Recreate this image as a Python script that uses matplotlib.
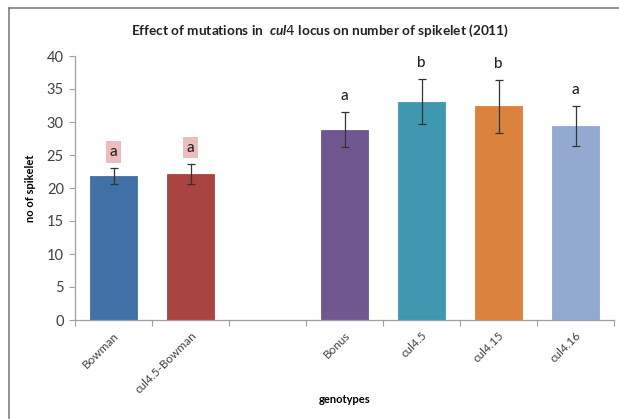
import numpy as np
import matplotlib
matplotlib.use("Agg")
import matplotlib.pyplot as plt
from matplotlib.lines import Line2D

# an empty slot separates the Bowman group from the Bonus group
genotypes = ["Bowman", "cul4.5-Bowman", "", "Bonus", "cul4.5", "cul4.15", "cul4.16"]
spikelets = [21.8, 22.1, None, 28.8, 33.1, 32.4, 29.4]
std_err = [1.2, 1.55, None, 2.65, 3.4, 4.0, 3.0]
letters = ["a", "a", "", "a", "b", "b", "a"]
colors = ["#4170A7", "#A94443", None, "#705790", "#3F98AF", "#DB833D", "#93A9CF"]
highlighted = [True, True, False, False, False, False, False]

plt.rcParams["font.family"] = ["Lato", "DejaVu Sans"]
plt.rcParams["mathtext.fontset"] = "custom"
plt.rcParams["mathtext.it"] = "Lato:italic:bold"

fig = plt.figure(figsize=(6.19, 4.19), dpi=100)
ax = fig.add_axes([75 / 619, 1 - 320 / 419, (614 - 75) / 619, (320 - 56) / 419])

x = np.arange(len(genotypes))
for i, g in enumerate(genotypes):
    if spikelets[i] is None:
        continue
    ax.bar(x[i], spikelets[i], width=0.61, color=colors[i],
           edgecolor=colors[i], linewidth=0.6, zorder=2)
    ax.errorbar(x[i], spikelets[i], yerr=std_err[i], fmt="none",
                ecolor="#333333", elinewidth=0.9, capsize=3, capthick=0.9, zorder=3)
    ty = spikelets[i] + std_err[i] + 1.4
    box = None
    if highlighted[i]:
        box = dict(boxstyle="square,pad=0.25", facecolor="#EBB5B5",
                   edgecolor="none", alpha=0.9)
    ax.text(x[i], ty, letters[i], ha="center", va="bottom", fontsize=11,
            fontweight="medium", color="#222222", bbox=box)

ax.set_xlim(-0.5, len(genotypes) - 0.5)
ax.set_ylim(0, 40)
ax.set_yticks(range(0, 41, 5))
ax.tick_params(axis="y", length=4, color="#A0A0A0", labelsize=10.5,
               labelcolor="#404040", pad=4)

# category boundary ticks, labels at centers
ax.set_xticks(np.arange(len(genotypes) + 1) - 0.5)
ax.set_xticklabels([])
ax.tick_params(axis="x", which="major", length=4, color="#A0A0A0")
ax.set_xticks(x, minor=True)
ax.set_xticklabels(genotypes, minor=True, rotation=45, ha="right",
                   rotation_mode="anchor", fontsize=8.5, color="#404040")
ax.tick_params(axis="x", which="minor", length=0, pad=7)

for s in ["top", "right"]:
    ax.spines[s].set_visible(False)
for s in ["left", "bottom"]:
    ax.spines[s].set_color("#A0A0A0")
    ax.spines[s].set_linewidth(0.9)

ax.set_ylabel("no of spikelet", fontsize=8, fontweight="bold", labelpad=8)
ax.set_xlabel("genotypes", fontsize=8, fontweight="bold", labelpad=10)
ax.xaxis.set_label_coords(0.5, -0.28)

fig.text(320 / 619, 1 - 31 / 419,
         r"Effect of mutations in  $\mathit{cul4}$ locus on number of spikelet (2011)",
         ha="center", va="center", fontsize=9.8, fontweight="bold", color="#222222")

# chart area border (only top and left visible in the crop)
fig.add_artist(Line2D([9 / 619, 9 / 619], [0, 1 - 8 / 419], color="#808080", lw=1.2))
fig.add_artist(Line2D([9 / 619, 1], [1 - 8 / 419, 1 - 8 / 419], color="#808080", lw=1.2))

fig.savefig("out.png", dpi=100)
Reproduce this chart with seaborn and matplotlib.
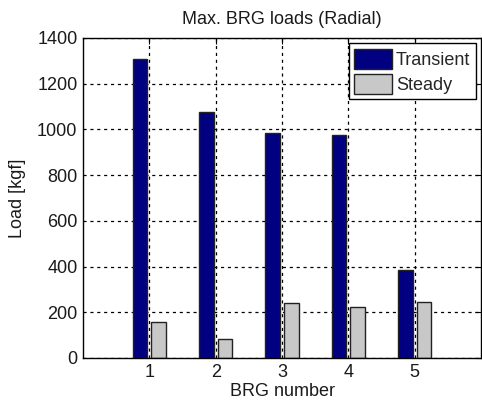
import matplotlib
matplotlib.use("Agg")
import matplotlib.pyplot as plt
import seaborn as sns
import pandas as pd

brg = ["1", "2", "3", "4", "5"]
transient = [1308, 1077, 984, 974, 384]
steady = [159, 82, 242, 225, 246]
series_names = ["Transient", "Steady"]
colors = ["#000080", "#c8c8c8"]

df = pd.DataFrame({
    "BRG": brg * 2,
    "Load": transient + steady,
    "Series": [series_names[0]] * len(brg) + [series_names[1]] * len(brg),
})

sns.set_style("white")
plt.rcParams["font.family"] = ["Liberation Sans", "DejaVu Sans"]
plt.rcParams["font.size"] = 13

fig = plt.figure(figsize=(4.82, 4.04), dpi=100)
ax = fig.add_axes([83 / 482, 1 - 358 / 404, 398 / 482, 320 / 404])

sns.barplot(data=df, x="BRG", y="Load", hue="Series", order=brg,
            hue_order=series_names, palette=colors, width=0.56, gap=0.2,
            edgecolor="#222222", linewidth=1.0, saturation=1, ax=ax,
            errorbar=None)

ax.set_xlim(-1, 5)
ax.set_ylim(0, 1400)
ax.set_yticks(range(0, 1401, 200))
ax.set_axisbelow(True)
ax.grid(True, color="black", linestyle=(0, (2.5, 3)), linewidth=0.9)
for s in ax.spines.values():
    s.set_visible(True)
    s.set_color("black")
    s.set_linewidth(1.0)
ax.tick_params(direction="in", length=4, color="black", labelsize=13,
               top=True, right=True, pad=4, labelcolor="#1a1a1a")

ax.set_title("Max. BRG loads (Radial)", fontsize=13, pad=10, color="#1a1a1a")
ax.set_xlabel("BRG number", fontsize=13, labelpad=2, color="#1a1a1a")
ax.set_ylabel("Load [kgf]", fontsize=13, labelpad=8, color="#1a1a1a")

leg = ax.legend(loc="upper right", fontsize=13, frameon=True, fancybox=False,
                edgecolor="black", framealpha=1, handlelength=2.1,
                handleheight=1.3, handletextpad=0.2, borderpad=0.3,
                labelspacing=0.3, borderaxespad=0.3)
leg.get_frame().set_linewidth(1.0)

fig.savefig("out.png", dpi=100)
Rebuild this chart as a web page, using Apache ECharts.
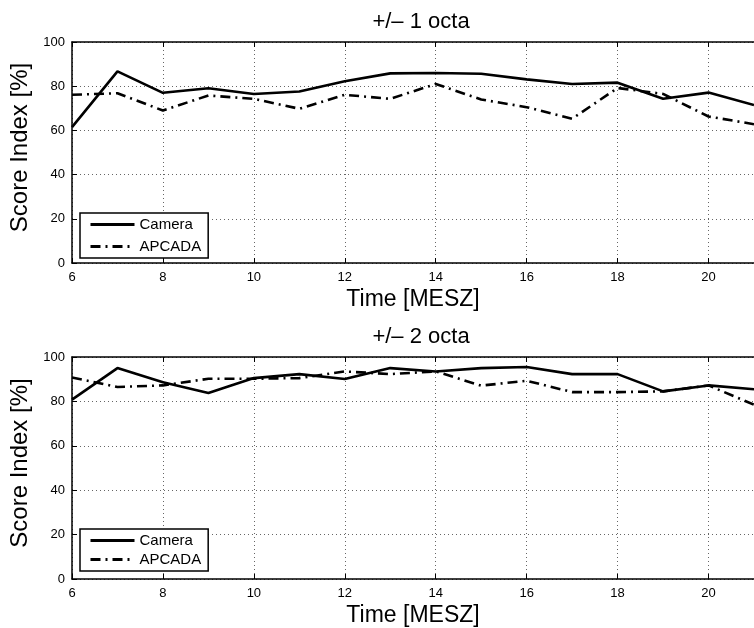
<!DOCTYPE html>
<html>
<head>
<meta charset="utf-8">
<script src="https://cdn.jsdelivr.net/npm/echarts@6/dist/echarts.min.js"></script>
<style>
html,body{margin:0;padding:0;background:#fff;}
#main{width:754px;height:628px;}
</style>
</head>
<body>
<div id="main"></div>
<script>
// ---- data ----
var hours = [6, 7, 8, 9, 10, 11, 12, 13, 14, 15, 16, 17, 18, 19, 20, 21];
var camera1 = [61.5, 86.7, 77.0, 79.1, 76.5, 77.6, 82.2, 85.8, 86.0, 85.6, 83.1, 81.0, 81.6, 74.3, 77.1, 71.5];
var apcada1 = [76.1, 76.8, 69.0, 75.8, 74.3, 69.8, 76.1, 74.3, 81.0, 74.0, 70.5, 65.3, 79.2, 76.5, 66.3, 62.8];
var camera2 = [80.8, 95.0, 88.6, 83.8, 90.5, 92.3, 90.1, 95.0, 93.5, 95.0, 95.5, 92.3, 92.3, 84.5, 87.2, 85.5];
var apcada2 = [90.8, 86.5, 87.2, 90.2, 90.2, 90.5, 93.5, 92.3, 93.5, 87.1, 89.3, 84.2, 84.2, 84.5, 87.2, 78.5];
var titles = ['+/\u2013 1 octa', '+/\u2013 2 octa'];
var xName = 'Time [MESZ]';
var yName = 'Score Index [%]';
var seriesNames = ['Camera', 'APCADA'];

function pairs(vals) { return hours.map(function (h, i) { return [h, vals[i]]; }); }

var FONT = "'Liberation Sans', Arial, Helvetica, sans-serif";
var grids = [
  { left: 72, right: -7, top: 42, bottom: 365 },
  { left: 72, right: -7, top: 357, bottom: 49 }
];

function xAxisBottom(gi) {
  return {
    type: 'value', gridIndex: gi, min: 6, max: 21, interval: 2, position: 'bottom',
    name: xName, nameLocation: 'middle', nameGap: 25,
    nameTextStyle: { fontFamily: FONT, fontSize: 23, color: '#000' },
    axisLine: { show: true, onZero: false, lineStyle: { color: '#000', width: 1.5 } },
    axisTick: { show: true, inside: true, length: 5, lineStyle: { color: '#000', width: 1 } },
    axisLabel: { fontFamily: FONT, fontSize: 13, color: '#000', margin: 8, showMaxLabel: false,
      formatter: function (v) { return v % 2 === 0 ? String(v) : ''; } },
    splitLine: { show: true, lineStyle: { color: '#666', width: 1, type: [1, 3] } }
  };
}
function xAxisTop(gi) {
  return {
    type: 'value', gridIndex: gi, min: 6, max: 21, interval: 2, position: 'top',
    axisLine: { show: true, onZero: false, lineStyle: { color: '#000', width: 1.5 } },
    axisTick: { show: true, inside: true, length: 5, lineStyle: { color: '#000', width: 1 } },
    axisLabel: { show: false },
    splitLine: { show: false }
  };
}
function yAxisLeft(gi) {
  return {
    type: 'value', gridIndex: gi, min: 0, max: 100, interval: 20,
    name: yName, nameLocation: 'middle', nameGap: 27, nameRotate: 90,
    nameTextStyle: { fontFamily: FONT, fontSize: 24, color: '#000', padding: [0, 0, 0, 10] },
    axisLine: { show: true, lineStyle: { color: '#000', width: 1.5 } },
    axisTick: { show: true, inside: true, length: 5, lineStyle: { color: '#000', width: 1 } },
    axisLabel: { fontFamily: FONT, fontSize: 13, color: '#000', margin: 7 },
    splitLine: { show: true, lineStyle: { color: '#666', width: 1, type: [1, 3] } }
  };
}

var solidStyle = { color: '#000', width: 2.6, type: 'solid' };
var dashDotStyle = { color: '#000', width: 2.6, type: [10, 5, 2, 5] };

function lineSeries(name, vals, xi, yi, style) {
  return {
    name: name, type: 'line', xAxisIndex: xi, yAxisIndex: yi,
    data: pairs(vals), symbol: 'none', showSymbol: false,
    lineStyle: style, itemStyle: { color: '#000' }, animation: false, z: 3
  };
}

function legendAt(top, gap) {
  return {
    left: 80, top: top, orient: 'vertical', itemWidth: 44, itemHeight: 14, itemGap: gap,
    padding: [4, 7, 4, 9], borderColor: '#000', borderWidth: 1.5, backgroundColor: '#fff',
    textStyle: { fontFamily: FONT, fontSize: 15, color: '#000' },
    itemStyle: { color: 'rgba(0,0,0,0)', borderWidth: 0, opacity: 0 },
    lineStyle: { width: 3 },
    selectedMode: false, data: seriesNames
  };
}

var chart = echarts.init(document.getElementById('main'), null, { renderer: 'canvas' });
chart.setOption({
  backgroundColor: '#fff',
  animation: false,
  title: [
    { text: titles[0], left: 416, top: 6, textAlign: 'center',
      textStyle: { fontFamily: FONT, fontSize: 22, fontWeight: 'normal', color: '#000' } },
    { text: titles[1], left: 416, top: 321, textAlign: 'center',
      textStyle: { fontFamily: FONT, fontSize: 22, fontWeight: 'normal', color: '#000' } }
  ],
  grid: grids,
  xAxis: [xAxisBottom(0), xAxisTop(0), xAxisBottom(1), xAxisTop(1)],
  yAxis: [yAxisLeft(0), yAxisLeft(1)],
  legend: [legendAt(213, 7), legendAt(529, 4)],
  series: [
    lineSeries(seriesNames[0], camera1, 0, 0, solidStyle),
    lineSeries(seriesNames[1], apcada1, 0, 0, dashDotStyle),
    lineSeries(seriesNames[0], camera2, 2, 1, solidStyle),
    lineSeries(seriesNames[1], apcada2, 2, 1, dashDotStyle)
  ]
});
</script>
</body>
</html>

+ + + +

Work to do ▸ Begin at the first line of the records and please reproduce every line exactly through the one containing "ax = fig.add_axes([75", leaving all pictures out.

Response to the exercise ▸
Recreate this image as a Python script that uses matplotlib.
import numpy as np
import matplotlib
matplotlib.use("Agg")
import matplotlib.pyplot as plt
from matplotlib.lines import Line2D

# an empty slot separates the Bowman group from the Bonus group
genotypes = ["Bowman", "cul4.5-Bowman", "", "Bonus", "cul4.5", "cul4.15", "cul4.16"]
spikelets = [21.8, 22.1, None, 28.8, 33.1, 32.4, 29.4]
std_err = [1.2, 1.55, None, 2.65, 3.4, 4.0, 3.0]
letters = ["a", "a", "", "a", "b", "b", "a"]
colors = ["#4170A7", "#A94443", None, "#705790", "#3F98AF", "#DB833D", "#93A9CF"]
highlighted = [True, True, False, False, False, False, False]

plt.rcParams["font.family"] = ["Lato", "DejaVu Sans"]
plt.rcParams["mathtext.fontset"] = "custom"
plt.rcParams["mathtext.it"] = "Lato:italic:bold"

fig = plt.figure(figsize=(6.19, 4.19), dpi=100)
ax = fig.add_axes([75 / 619, 1 - 320 / 419, (614 - 75) / 619, (320 - 56) / 419])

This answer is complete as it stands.